À Orange, sur un plateau de centre d’appels, une initiative de « tract syndical » en trois épisodes pour lutter contre le discours managérial…
Un tract dessiné réalisé par Claire Robert
L’usager et le client
Progressivement, l’usager a été supplanté par le client. Au premier, on doit un service public de base lié à l’usage d’un bien commun : accès à internet, au réseau mobile, au téléphone, à l’électricité, au transport, etc. Le second renvoie aux prétendus choix du consommateur.
Englué dans un maquis d’offres tarifaires, le client peut trouver grâce aux stratégies de communication le sentiment d’une liberté individuelle qui est celle du consommateur. De là découle la propagation d’un charabia techno-gestionnaire qui soutient cette illusion¹.
Mais les téléconseillers savent que cette vulgate n’a aucun rapport avec la réalité. En effet, la quasi-totalité des dysfonctionnements relèvent avant tout des problèmes conjugués d’une infrastructure laissée à l’abandon, du sous-effectif, de la sous-traitance, et du cloisonnement comptable des activités.
À cela s’ajoute ce que l’on appelle « la mise au travail du client » : les manipulations techniques ou démarches accrues qu’on demande au client d’accomplir – source nouvelle de profit pour l’entreprise qui peut ainsi s’en affranchir – sont souvent à l’origine d’exaspérations, de malentendus, ou de contretemps.
Dans ce deuxième épisode, Mark Damian est confronté à cette négation du savoir des professionnels au nom de la logique marketing. Mieux : on lui demande de faire passer cette remise en cause des savoirs de métier à travers des briefs infantilisants portant sur l’élection-du-meilleur-verbatim-client…²
Cela renvoie notre personnage aux années 1995-1996. À cette époque, qui marque le grand tournant de la privatisation de France Télécom, des modules de formation visaient à amener les techniciens et lignards à « faire le deuil »³ de leur ancien métier lors d’un « autodafé » collectif. Des faits concordants, rapportés par SUD auprès d’autorités de l’époque (le ministre de l’intérieur et le maire d’Évry), ont fait soupçonner des liens entre l’organisme qui dispensait cette « formation » et une secte.

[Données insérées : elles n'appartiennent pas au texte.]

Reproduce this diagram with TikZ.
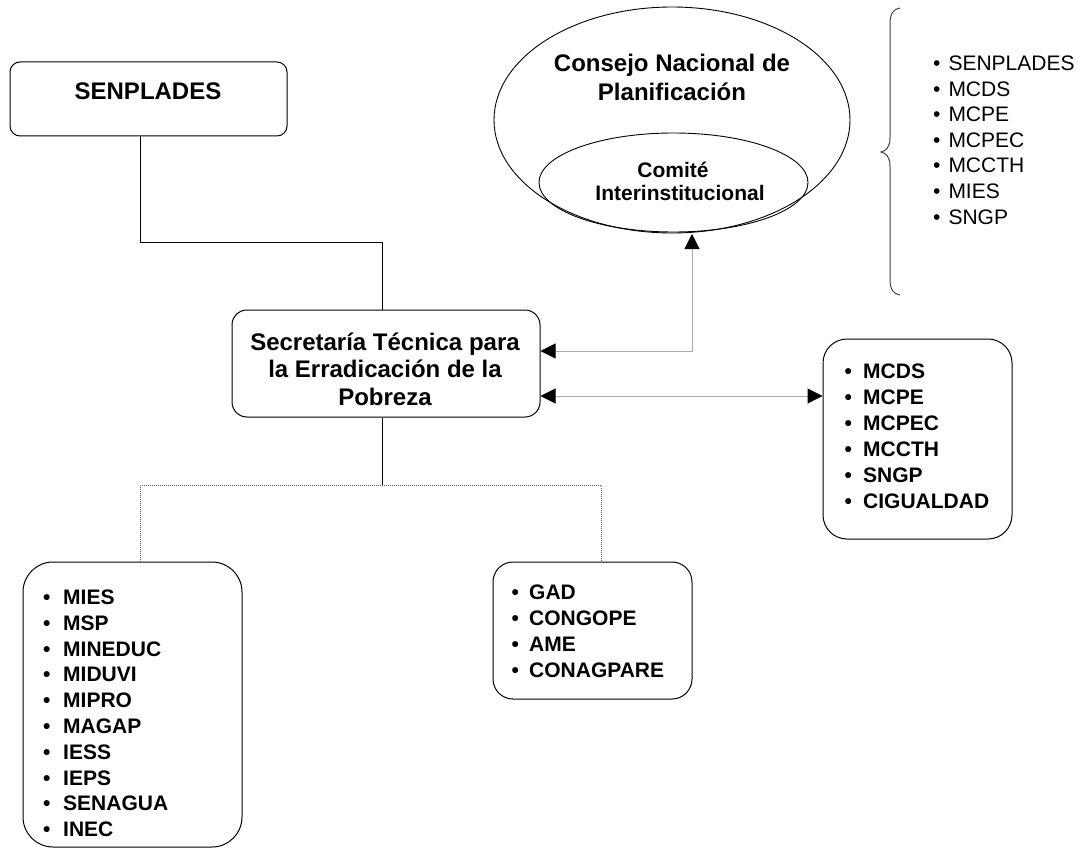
\documentclass[tikz,border=0pt]{standalone}
\usepackage{fontspec}
\setmainfont{Liberation Sans}
\usetikzlibrary{arrows.meta,shapes.geometric}
\definecolor{conn}{RGB}{170,170,170}
\definecolor{dotc}{RGB}{100,100,100}
\newcommand\mybul[1]{\makebox[#1][l]{\textbullet}}
\begin{document}
\begin{tikzpicture}[x=1pt,y=-1pt,
  box/.style={draw,line width=1pt,rounded corners=#1,inner sep=0pt},
  oval/.style={draw,line width=0.9pt,ellipse,inner sep=0pt},
  title/.style={anchor=base,inner sep=0pt,font=\fontsize{24}{28}\selectfont\bfseries},
  subtitle/.style={anchor=base,inner sep=0pt,font=\fontsize{21}{25}\selectfont\bfseries},
  itm/.style={anchor=base west,inner sep=0pt,font=\fontsize{21}{25}\selectfont\bfseries},
  itmr/.style={anchor=base west,inner sep=0pt,font=\fontsize{21}{25}\selectfont},
  solidline/.style={draw,line width=1pt,black},
  dotline/.style={draw,line width=1pt,dotc,dash pattern=on 1pt off 1pt},
  arrowline/.style={draw,line width=1pt,conn,
    {Triangle[length=15pt,width=15pt,color=black]}-{Triangle[length=15pt,width=15pt,color=black]}},
  bracestyle/.style={draw,line width=1pt,black!75}
]
\useasboundingbox (0,0) rectangle (1081,856);

% boxes
\node[box=10pt,minimum width=277pt,minimum height=74pt] (senbox) at (148.5,99) {};
\node[title] (sentxt) at (148,99.6) {SENPLADES};

\node[box=15pt,minimum width=308pt,minimum height=107pt] (sec) at (386,363.5) {};
\node[title] (sec1) at (385,350) {Secretaría Técnica para};
\node[title] (sec2) at (385,377.5) {la Erradicación de la};
\node[title] (sec3) at (385,405) {Pobreza};

\node[box=24pt,minimum width=189pt,minimum height=200pt] (rbox) at (917.5,439) {};
\node[box=30pt,minimum width=219pt,minimum height=285pt] (blbox) at (132.5,704.5) {};
\node[box=20pt,minimum width=199pt,minimum height=137pt] (bmbox) at (592.5,630.5) {};

% ellipses
\node[oval,minimum width=356pt,minimum height=226pt] (cnp) at (672,120) {};
\node[oval,minimum width=269pt,minimum height=99pt] (cit) at (673.5,182.5) {};
\node[title] (cnp1) at (672,71.5) {Consejo Nacional de};
\node[title] (cnp2) at (672,100.6) {Planificación};
\node[subtitle] (cit1) at (673,177.5) {Comité};
\node[subtitle] (cit2) at (680,200.5) {Interinstitucional};

% lists
\foreach \t [count=\i from 0] in {MCDS,MCPE,MCPEC,MCCTH,SNGP,CIGUALDAD}
  \node[itm] (r\i) at (844.3,{378.5+26*\i}) {\mybul{18.7pt}\t};
\foreach \t [count=\i from 0] in {MIES,MSP,MINEDUC,MIDUVI,MIPRO,MAGAP,IESS,IEPS,SENAGUA,INEC}
  \node[itm] (b\i) at (43,{604.5+25.8*\i}) {\mybul{20pt}\t};
\foreach \t [count=\i from 0] in {GAD,CONGOPE,AME,CONAGPARE}
  \node[itm] (m\i) at (511.3,{599.5+25.9*\i}) {\mybul{17.7pt}\t};
\foreach \t [count=\i from 0] in {SENPLADES,MCDS,MCPE,MCPEC,MCCTH,MIES,SNGP}
  \node[itmr] (l\i) at (933,{70.5+25.6*\i}) {\mybul{15.3pt}\t};

% brace
\draw[bracestyle] (900,8) .. controls (893,9) and (890,14) .. (890,24) -- (890,138)
  .. controls (890,147) and (886,151) .. (881,152)
  .. controls (886,153) and (890,157) .. (890,166) -- (890,279)
  .. controls (890,289) and (893,294) .. (900,295);

% connectors
\coordinate (j1) at (140,242);
\coordinate (j2) at (382,242);
\coordinate (j3) at (382,485);
\coordinate (d1) at (140,485);
\coordinate (d2) at (601,485);
\coordinate (a1) at (692,351);
\coordinate (a1top) at (692,234);
\coordinate (a2) at (700,396);

\path[solidline] (senbox.south -| j1) -- (j1) -- (j2) -- (sec.north -| j2);
\path[solidline] (sec.south -| j2) -- (j3);
\path[dotline] (blbox.north -| d1) -- (d1) -- (d2) -- (bmbox.north -| d2);

\path[arrowline] (sec.east |- a1) -- (a1) -- (a1top);
\path[arrowline] (sec.east |- a2) -- (rbox.west |- a2);
\end{tikzpicture}
\end{document}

On peut s’interroger sur la concordance troublante de ces modules, alors appelés « Métamorphose », avec certains challenges et briefs impulsés aujourd’hui par le management. En effet, on observe que les mêmes termes et les mêmes objectifs continuent peu ou prou à y être employés : empathie, émotion, bien-être, harmonie, ou encore grandir, travailler sur soi, etc.
Au regard du débat public sur la souffrance au travail, ces dispositifs ludiques et puériles peuvent être source de souffrance morale : ils obligent à trahir son idéal ou ses valeurs, ou conduisent à commettre des actes que l’on réprouve.
Les questions qui travaillent Mark Damian dans cet épisode sont donc en substance les suivantes :
Servir l’usager, ou des sondages hors-sol ? (voir épisode 1, p. 4)
Donner sens à son travail, ou satisfaire un manage-ment gestionnaire ?
Pour qui roule-t-on ?
1 Exemple : « Nous voulons, dans un monde en pleine révolution numérique, faire vivre à chacun de nos clients une expérience incomparable, au quotidien. »
(Stéphane Richard)2 Comme le dit Christophe Dejours, l’un des spécialistes de la souffrance au travail : « Les challenges entraînent les salariés dans une spirale d’engagement envers la stratégie de l’entreprise : après s’être prêté à ces jeux ridicules devant témoins, impossible de reculer, de contester. Si les salariés s’engagent dans ces activités puériles, c’est qu’on leur offre la possibilité de régresser. Or, « un enfant n’est pas responsable » – de tromper le client ou de ne pas avoir vu que le collègue allait si mal avant son suicide. »
http://www.liberation.fr/societe/2015/02/27/chacun-est-seul-plus-personne-ne-se-parle_12110683 Dix ans plus tard, Didier Lombard, dans un séminaire de cadres, reprend la
« courbe du deuil » formalisée en psychiatrie pour rendre compte des étapes psychiques d’une personne apprenant qu’elle est atteinte d’une maladie incurable.